September 29, 2014
AIKEN, S.C. – Newly commissioned United States Naval Officer Ensign Whitney Tharp credits her experience with Savannah River Remediation (SRR) for sparking her nuclear career interest.
Tharp spent three summers as an SRR intern in H Tank Farm and Saltstone at the Savannah River Site. She then graduated in December 2013 from the University of South Carolina with a Bachelor of Science degree in Mechanical Engineering and Minor in Nuclear Engineering. In June 2013, Tharp was sworn into the Navy and aspired to be assigned to a submarine.
Since no positions were available to females on a nuclear submarine at the time, Tharp would begin as a surface nuclear officer on an aircraft carrier. Then, she received a phone call that would make a dream become reality.
"A month after I was sworn in, I received an interview in Washington, D.C., with ¹Admiral Richardson for a position on a submarine," said Tharp. "After I told him about my internship with SRR, and my desire to be on a boat, he replied, 'We'll give you a shot.' That was one of the happiest moments of my life."
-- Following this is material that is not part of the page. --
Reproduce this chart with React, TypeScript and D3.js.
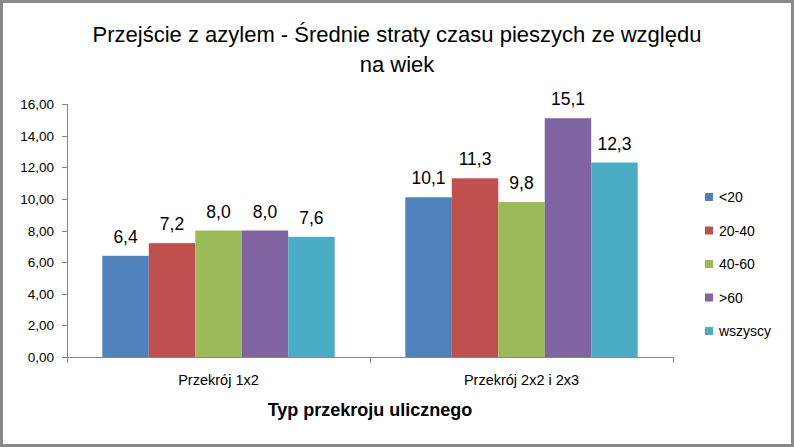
import React from "react";
import * as d3 from "d3";

const categories = ["Przekrój 1x2", "Przekrój 2x2 i 2x3"];
const seriesNames = ["<20", "20-40", "40-60", ">60", "wszyscy"];
const series1x2 = [6.4, 7.2, 8.0, 8.0, 7.6];
const series2x2 = [10.1, 11.3, 9.8, 15.1, 12.3];
const colors = ["#4F81BD", "#C0504D", "#9BBB59", "#8064A2", "#4BACC6"];
const yTicks = [0, 2, 4, 6, 8, 10, 12, 14, 16];
const titleLines = ["Przejście z azylem - Średnie straty czasu pieszych ze względu", "na wiek"];
const xTitle = "Typ przekroju ulicznego";

const W = 794;
const H = 447;
const FONT = "'Liberation Sans', Arial, sans-serif";

export default function App() {
  const values = [series1x2, series2x2];
  const x0 = d3.scaleBand().domain(categories).range([67, 673]).paddingInner(0).paddingOuter(0);
  const x1 = d3
    .scaleBand()
    .domain(seriesNames)
    .range([0, x0.bandwidth()])
    .paddingOuter(0.76)
    .paddingInner(0);
  const y = d3.scaleLinear().domain([0, 16]).range([357, 104]);
  const fmtTick = (v: number) => v.toFixed(2).replace(".", ",");
  const fmtVal = (v: number) => v.toFixed(1).replace(".", ",");
  const axisColor = "#868686";

  return (
    <svg width={W} height={H} style={{ position: "absolute", left: 0, top: 0 }}>
      <rect x={0} y={0} width={W} height={H} fill="#ffffff" />
      <rect x={1.5} y={1.5} width={W - 3} height={H - 3} fill="none" stroke="#898989" strokeWidth={3} />
      {titleLines.map((t, i) => (
        <text key={i} x={397} y={42 + i * 30} textAnchor="middle" fontFamily={FONT} fontSize={22} fill="#000">
          {t}
        </text>
      ))}
      {/* bars */}
      {categories.map((c, ci) => (
        <g key={c} transform={`translate(${x0(c)},0)`}>
          {values[ci].map((v, si) => (
            <g key={si}>
              <rect x={x1(seriesNames[si])} y={y(v)} width={x1.bandwidth()} height={y(0) - y(v)} fill={colors[si]} />
              <text
                x={(x1(seriesNames[si]) as number) + x1.bandwidth() / 2}
                y={y(v) - 13}
                textAnchor="middle"
                fontFamily={FONT}
                fontSize={17.5}
                fill="#000"
              >
                {fmtVal(v)}
              </text>
            </g>
          ))}
        </g>
      ))}
      {/* y axis */}
      <line x1={67.5} x2={67.5} y1={104} y2={357} stroke={axisColor} />
      {yTicks.map((t) => (
        <g key={t}>
          <line x1={62} x2={67.5} y1={Math.round(y(t)) + 0.5} y2={Math.round(y(t)) + 0.5} stroke={axisColor} />
          <text x={54} y={y(t) + 5} textAnchor="end" fontFamily={FONT} fontSize={13.5} fill="#000">
            {fmtTick(t)}
          </text>
        </g>
      ))}
      {/* x axis */}
      <line x1={67} x2={673.5} y1={357.5} y2={357.5} stroke={axisColor} />
      {[0, 1, 2].map((i) => {
        const xx = Math.round(67 + i * x0.bandwidth()) + 0.5;
        return <line key={i} x1={xx} x2={xx} y1={357.5} y2={363} stroke={axisColor} />;
      })}
      {categories.map((c) => (
        <text key={c} x={(x0(c) as number) + x0.bandwidth() / 2} y={385} textAnchor="middle" fontFamily={FONT} fontSize={14.5} fill="#000">
          {c}
        </text>
      ))}
      <text x={370} y={416} textAnchor="middle" fontFamily={FONT} fontSize={18} fontWeight="bold" fill="#000">
        {xTitle}
      </text>
      {/* legend */}
      {seriesNames.map((s, i) => (
        <g key={s} transform={`translate(705,${197 + i * 33.5})`}>
          <rect x={0} y={-4} width={8} height={8} fill={colors[i]} />
          <text x={14} y={5} fontFamily={FONT} fontSize={14} fill="#000">
            {s}
          </text>
        </g>
      ))}
    </svg>
  );
}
Post training, Tharp will be the first female engineer on a nuclear submarine from the state of South Carolina.
During Tharp's internship in H Tank Farm, a co-worker gave her an interest in the Navy. It wasn't until her time in Saltstone that she discovered the Nuclear Propulsion Officer Candidate (NUPOC) program during conversation with several of her Navy veteran co-workers.
"What impressed me was their enthusiasm, leadership, presence and comradery, and I wanted that kind of confidence," said Tharp. "That 'get-it-done' attitude they had was contagious so I sought out a career in the Navy."
¹Admiral Richardson pre-screens all Nuclear Engineers before accepting them into the Nuclear Propulsion Officer Candidate (NUPOC) program.
Tharp is now attending Nuclear Naval Power School in Charleston, S.C. After graduation, she will attend Nuclear Power Training Unit, Submarine Officer Basic Course and then will report to her first submarine.
"One of the most important lessons I learned at SRR is to work as a team to get the job done," said Tharp. "This lesson spills over into my career in the Navy - 'one team, one fight.' – there's no room for individuals or selfishness."
SRR is the liquid waste contractor at the Savannah River Site, which is owned by the U.S. Department of Energy. SRR is comprised of a team of companies led by URS Corporate with partners Bechtel National, CH2M HILL and Babcock & Wilcox. Critical subcontractors for the contract are AREVA, EnergySolutions and URS Professional Solutions.